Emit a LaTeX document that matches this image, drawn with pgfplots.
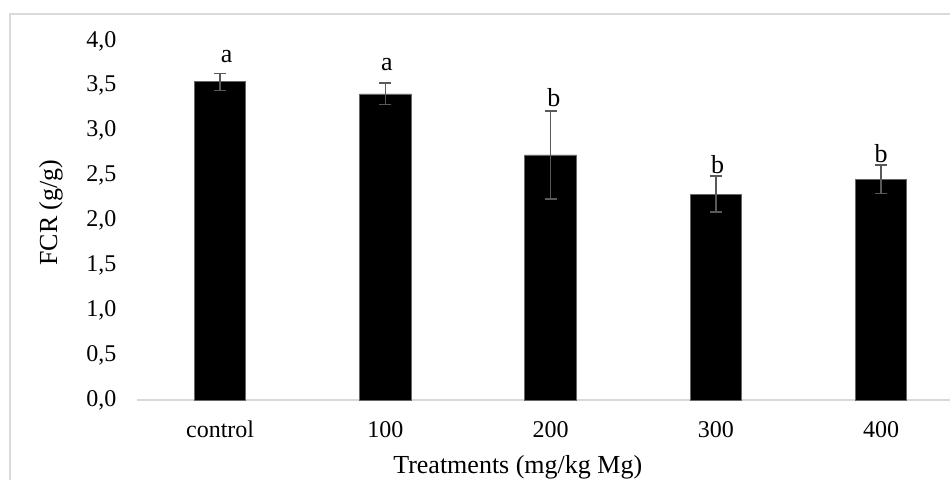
\documentclass[border=0pt]{standalone}
\usepackage{fontspec}
\setmainfont{Liberation Serif}
\usepackage{pgfplots}
\usepackage{pgfplotstable}
\pgfplotsset{compat=1.18}
\definecolor{errgray}{HTML}{595959}
\definecolor{framegray}{HTML}{D9D9D9}
\pgfplotstableread{
x y e
0 3.545 0.095
1 3.41 0.12
2 2.73 0.49
3 2.294 0.20
4 2.458 0.16
}\bars
\pgfplotstableread{
x ly lab
0.04 3.764 a
1.01 3.675 a
2.02 3.266 b
3.01 2.528 b
4.00 2.650 b
}\letters
\begin{document}
\begin{tikzpicture}
\useasboundingbox (0,0) rectangle (475pt,240pt);
\draw[framegray, line width=1pt] (5pt,0pt) -- (5pt,233pt) -- (475pt,233pt);
\begin{axis}[
  at={(68.75pt,40pt)}, anchor=south west,
  scale only axis, width=406.25pt, height=179.5pt,
  xmin=-0.5, xmax=4.417, ymin=0, ymax=4,
  xtick={0,1,2,3,4}, xticklabels={control,100,200,300,400},
  ytick={0,0.5,1,1.5,2,2.5,3,3.5,4},
  axis x line*=bottom, axis y line*=left,
  y axis line style={draw=none},
  x axis line style={draw=framegray, line width=1pt},
  major tick length=0pt, tick style={draw=none},
  ticklabel style={font=\fontsize{12}{14}\selectfont, inner sep=0pt},
  yticklabel style={anchor=east, xshift=-10.4pt,
    /pgf/number format/.cd, use comma, fixed, fixed zerofill, precision=1, assume math mode=true},
  xticklabel style={anchor=base, yshift=-19pt},
  label style={font=\fontsize{13}{15}\selectfont},
  xlabel={Treatments (mg/kg Mg)},
  xlabel style={at={(axis description cs:0.468,-0.1866)}, anchor=center},
  ylabel={FCR (g/g)},
  ylabel style={at={(axis description cs:-0.1065,0.522)}, anchor=center},
  clip=false,
]
\addplot[ybar, bar width=25.75pt, bar shift=0pt, fill=black, draw=black!60,
  error bars/.cd, y dir=both, y explicit,
  error bar style={draw=errgray, line width=0.75pt},
  error mark options={draw=errgray, rotate=90, mark size=3pt, line width=0.75pt}]
  table[x=x, y=y, y error=e]{\bars};
\addplot[draw=none, mark=none, nodes near coords, point meta=explicit symbolic,
  every node near coord/.append style={anchor=base, inner sep=0pt, font=\fontsize{13}{15}\selectfont}]
  table[x=x, y=ly, meta=lab]{\letters};
\end{axis}
\end{tikzpicture}
\end{document}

—————

- _JOB_
Omit the pictures, then quote the rest of the material above exactly.

- _REPLY_
Emit a LaTeX document that matches this image, drawn with pgfplots.
\documentclass[border=0pt]{standalone}
\usepackage{fontspec}
\setmainfont{Liberation Serif}
\usepackage{pgfplots}
\usepackage{pgfplotstable}
\pgfplotsset{compat=1.18}
\definecolor{errgray}{HTML}{595959}
\definecolor{framegray}{HTML}{D9D9D9}
\pgfplotstableread{
x y e
0 3.545 0.095
1 3.41 0.12
2 2.73 0.49
3 2.294 0.20
4 2.458 0.16
}\bars
\pgfplotstableread{
x ly lab
0.04 3.764 a
1.01 3.675 a
2.02 3.266 b
3.01 2.528 b
4.00 2.650 b
}\letters
\begin{document}
\begin{tikzpicture}
\useasboundingbox (0,0) rectangle (475pt,240pt);
\draw[framegray, line width=1pt] (5pt,0pt) -- (5pt,233pt) -- (475pt,233pt);
\begin{axis}[
  at={(68.75pt,40pt)}, anchor=south west,
  scale only axis, width=406.25pt, height=179.5pt,
  xmin=-0.5, xmax=4.417, ymin=0, ymax=4,
  xtick={0,1,2,3,4}, xticklabels={control,100,200,300,400},
  ytick={0,0.5,1,1.5,2,2.5,3,3.5,4},
  axis x line*=bottom, axis y line*=left,
  y axis line style={draw=none},
  x axis line style={draw=framegray, line width=1pt},
  major tick length=0pt, tick style={draw=none},
  ticklabel style={font=\fontsize{12}{14}\selectfont, inner sep=0pt},
  yticklabel style={anchor=east, xshift=-10.4pt,
    /pgf/number format/.cd, use comma, fixed, fixed zerofill, precision=1, assume math mode=true},
  xticklabel style={anchor=base, yshift=-19pt},
  label style={font=\fontsize{13}{15}\selectfont},
  xlabel={Treatments (mg/kg Mg)},
  xlabel style={at={(axis description cs:0.468,-0.1866)}, anchor=center},
  ylabel={FCR (g/g)},
  ylabel style={at={(axis description cs:-0.1065,0.522)}, anchor=center},
  clip=false,
]
\addplot[ybar, bar width=25.75pt, bar shift=0pt, fill=black, draw=black!60,
  error bars/.cd, y dir=both, y explicit,
  error bar style={draw=errgray, line width=0.75pt},
  error mark options={draw=errgray, rotate=90, mark size=3pt, line width=0.75pt}]
  table[x=x, y=y, y error=e]{\bars};
\addplot[draw=none, mark=none, nodes near coords, point meta=explicit symbolic,
  every node near coord/.append style={anchor=base, inner sep=0pt, font=\fontsize{13}{15}\selectfont}]
  table[x=x, y=ly, meta=lab]{\letters};
\end{axis}
\end{tikzpicture}
\end{document}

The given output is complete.